Charts and diagrams as code:
:::::

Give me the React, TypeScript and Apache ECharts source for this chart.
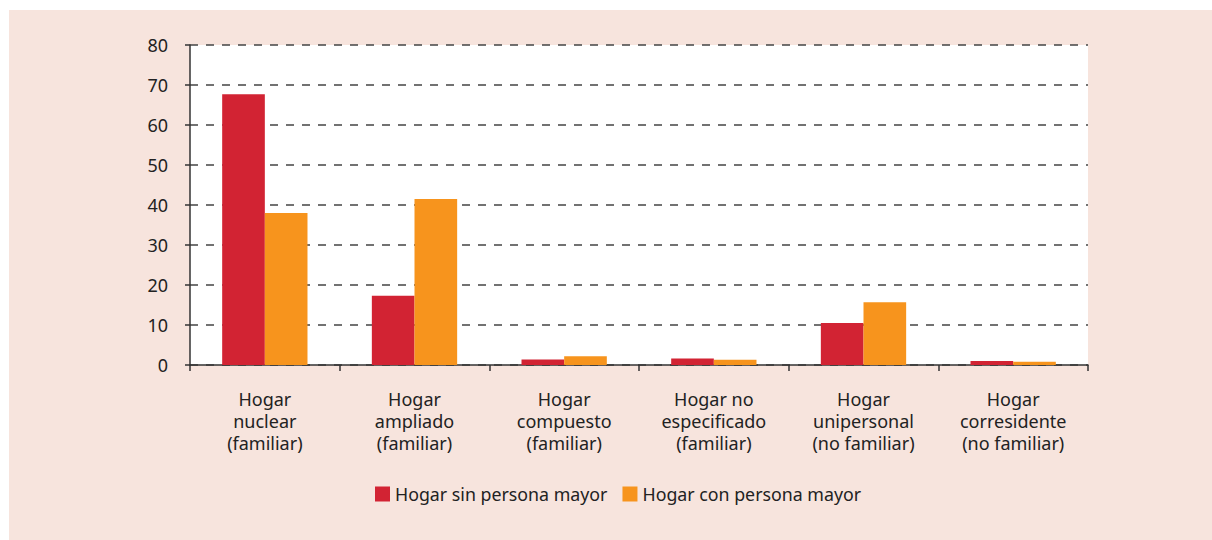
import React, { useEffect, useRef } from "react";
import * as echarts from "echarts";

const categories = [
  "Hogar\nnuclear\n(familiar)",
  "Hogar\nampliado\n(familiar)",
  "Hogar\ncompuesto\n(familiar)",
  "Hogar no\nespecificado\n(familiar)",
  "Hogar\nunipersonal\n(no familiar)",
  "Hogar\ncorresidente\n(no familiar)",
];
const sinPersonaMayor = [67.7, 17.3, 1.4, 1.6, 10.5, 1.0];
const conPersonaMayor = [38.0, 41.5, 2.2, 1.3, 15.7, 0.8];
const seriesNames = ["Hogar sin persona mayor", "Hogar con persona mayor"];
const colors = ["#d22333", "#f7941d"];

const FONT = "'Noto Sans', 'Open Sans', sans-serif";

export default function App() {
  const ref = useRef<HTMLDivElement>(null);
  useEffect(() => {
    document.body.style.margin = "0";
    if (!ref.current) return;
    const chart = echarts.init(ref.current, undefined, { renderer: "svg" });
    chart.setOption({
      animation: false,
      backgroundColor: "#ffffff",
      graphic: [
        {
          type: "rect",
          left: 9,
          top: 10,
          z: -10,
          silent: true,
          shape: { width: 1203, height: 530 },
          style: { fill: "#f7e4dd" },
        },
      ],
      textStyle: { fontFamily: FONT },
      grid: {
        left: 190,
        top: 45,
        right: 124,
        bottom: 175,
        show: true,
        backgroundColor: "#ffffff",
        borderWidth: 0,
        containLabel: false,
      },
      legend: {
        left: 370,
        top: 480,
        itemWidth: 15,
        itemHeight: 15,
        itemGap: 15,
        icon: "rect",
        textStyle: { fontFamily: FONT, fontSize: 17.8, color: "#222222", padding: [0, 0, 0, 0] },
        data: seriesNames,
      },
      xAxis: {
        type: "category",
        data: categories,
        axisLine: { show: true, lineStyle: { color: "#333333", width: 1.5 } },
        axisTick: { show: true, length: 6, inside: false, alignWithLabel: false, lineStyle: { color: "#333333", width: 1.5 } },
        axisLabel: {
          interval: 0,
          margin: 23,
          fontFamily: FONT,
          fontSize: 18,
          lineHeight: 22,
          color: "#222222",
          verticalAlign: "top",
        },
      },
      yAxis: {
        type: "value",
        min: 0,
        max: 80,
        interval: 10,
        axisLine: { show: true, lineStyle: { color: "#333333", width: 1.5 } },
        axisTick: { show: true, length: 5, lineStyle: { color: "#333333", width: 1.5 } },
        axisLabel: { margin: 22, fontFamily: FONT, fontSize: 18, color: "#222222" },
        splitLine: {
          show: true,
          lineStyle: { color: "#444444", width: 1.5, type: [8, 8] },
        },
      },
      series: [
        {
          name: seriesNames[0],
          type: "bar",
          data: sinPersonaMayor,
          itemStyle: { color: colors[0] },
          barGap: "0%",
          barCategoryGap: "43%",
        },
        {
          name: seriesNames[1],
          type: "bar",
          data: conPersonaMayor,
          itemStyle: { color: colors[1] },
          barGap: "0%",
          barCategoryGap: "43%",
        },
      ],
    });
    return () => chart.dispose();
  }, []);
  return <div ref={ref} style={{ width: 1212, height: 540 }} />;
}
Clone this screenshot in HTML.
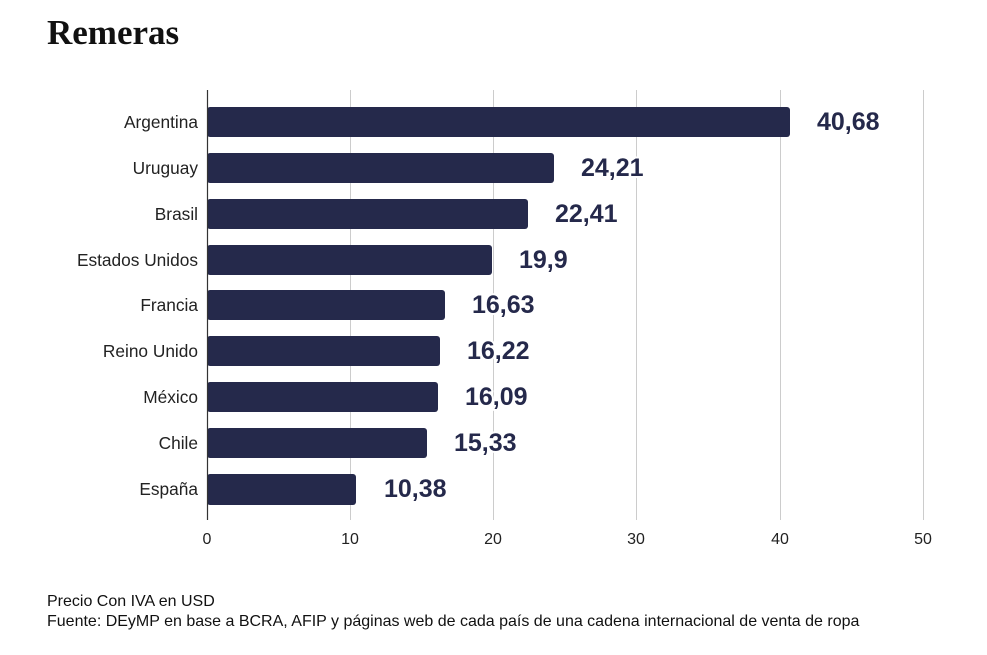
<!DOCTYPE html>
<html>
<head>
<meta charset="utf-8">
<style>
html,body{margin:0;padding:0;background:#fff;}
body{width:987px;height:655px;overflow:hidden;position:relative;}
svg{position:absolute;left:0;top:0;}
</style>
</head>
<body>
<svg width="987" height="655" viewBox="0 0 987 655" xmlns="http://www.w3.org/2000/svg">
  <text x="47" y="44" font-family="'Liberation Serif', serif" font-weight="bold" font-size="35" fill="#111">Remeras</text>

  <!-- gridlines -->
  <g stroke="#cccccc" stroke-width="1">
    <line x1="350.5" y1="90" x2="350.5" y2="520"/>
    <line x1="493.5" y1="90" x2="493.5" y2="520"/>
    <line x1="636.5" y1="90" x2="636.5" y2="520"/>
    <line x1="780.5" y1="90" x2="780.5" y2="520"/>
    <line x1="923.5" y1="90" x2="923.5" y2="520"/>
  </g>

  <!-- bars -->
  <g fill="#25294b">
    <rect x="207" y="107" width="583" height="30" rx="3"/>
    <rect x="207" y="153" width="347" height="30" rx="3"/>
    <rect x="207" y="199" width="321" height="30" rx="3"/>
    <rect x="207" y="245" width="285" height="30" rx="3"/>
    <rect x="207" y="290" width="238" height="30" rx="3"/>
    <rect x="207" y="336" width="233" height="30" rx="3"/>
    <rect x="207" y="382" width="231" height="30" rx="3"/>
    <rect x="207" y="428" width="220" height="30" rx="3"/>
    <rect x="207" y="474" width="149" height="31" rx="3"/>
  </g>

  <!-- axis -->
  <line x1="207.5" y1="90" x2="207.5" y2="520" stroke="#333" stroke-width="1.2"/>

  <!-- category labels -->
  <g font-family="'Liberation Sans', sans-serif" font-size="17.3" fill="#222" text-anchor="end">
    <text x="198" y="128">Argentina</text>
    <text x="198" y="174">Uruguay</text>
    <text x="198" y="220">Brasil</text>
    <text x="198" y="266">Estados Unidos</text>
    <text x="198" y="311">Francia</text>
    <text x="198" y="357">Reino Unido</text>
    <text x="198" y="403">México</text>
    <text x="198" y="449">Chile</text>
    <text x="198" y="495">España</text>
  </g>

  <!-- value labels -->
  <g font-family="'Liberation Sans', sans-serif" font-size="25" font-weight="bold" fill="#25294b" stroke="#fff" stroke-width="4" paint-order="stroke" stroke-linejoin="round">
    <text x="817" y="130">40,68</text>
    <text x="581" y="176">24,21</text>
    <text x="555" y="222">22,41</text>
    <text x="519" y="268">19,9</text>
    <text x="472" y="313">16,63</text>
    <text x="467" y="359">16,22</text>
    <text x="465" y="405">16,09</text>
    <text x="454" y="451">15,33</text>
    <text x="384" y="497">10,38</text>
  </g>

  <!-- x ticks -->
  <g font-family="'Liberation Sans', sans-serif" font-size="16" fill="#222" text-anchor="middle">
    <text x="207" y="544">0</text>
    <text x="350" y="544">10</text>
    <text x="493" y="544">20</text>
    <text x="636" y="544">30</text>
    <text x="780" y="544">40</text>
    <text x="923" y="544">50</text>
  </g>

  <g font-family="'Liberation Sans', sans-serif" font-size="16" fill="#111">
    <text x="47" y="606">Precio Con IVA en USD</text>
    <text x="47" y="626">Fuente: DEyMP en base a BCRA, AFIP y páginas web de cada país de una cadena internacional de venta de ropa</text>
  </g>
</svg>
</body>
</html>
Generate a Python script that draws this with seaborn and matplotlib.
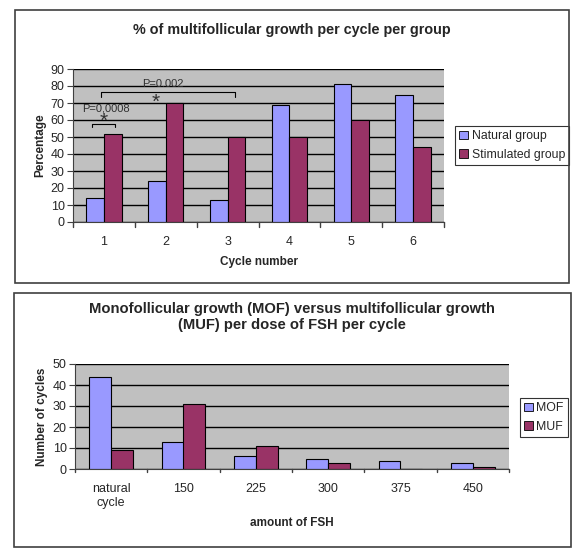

:::::

**YOUR TASK:** Return, unchanged, the lines from the first line of the material through the line that holds "import * as", inclusive, omitting pictures.

**ANSWER FOR THE TASK:**
Give me the React, TypeScript and Apache ECharts source for this chart.
import React, { useEffect, useRef } from "react";
import * as echarts from "echarts";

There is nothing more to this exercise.